Trade Me created jobs for 350 people and has seen several staff head off and build their own multi- million companies.
Xero employs 400 people and has gone from being worth nothing to $5 billion in a few short years and created "a huge amount of wealth".
Such success had paved the way for new business.
When Sam started Trade Me, aged 23, capital was difficult to come by. It is much easier now for good young businesses to go out and raise a million in venture capital.
Xero has pushed that even further, bringing in talent and venture capital from around the world, "and you've got to earn that".
"You've got to have something which is world class to do that but once you have there's this real virtuous effect where you've got people down to New Zealand, you've got New Zealanders going to the US, you've got capital going out and capital coming back. It's working pretty well.
"To me it's an extraordinary achievement. If you think, people were really impressed when we sold Trade Me for $750m, but Xero is six or seven times that size. It's a big deal."
This was what New Zealand needed, Sam says - to diversify beyond the primary sector and create large-scale businesses.
"If we can build a few more of them in the next 10 years - if we get two more of them that's pretty big."

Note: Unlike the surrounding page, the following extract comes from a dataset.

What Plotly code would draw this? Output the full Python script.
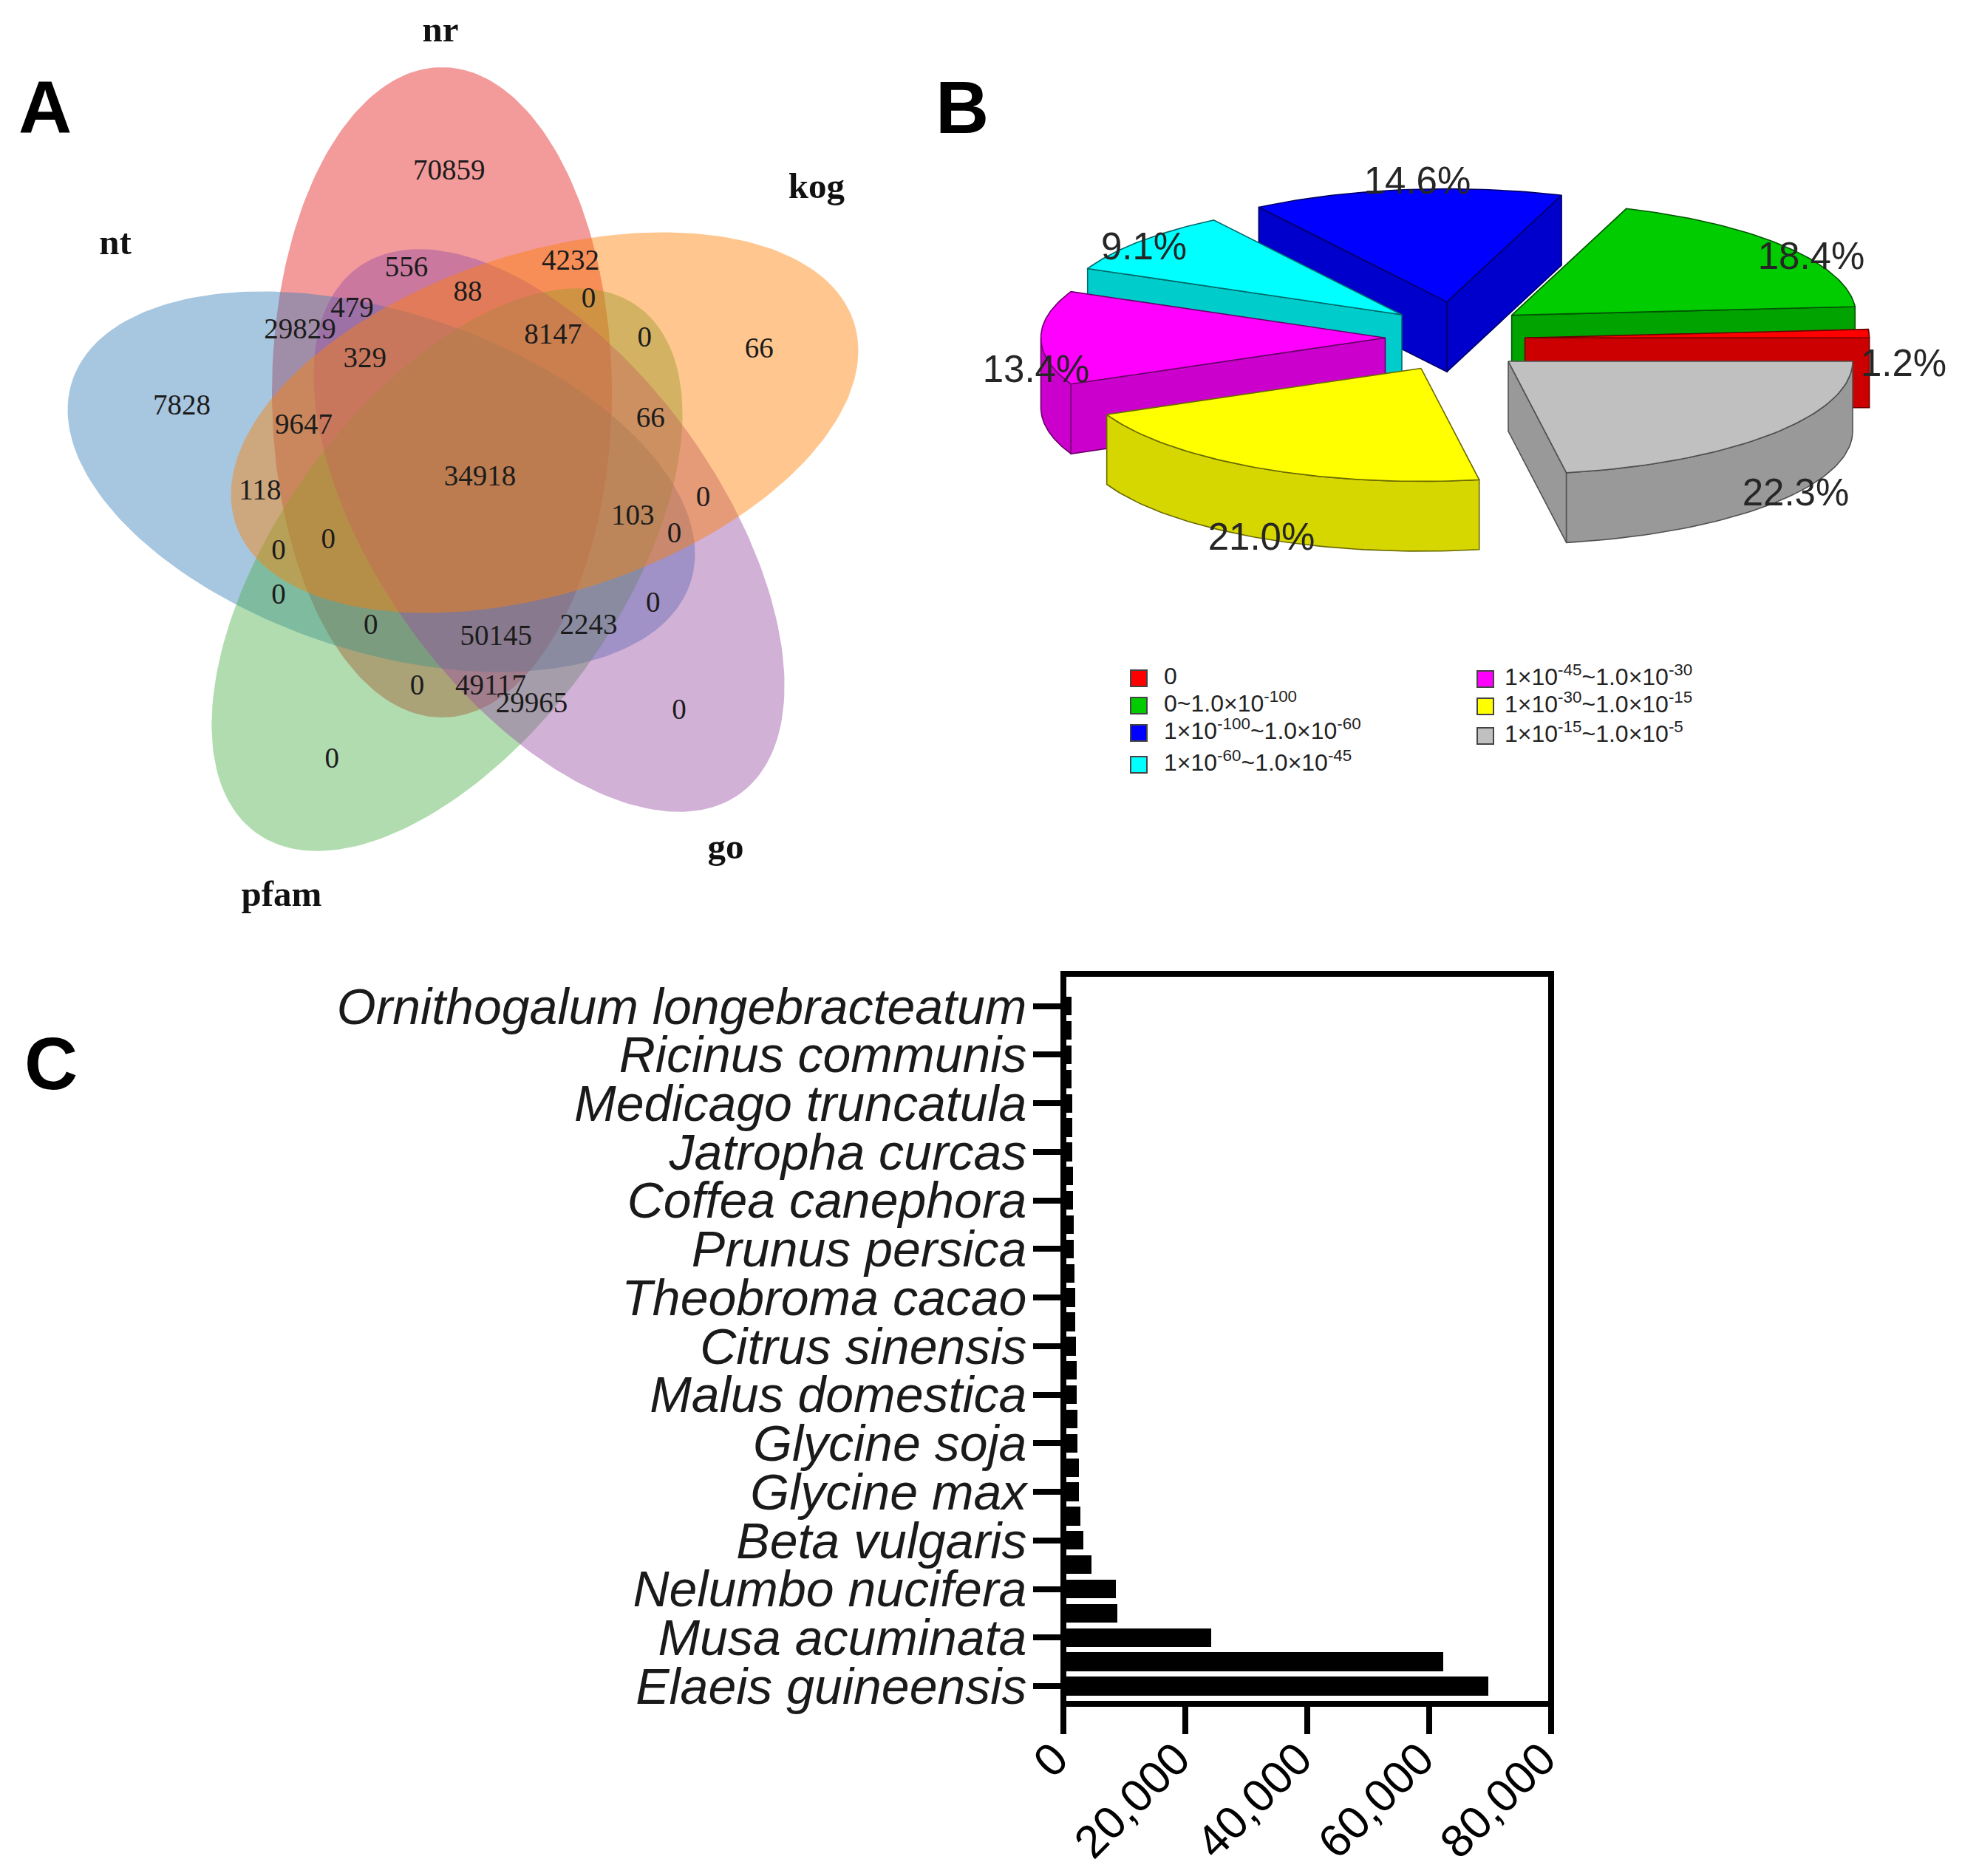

Gareth plans to keep pushing his projects, including his plan to revive the Phoenix and build them a new stadium and his controversial anti-cat campaign - something he jokes has provoked a far more visceral reaction than he expected.
But he's happy with how things have turned out for him and his family. "I haven't found it yet, haven't found any downside, it's great, it's awesome, I'm happy, but I was happy before. So nothing's changed, really."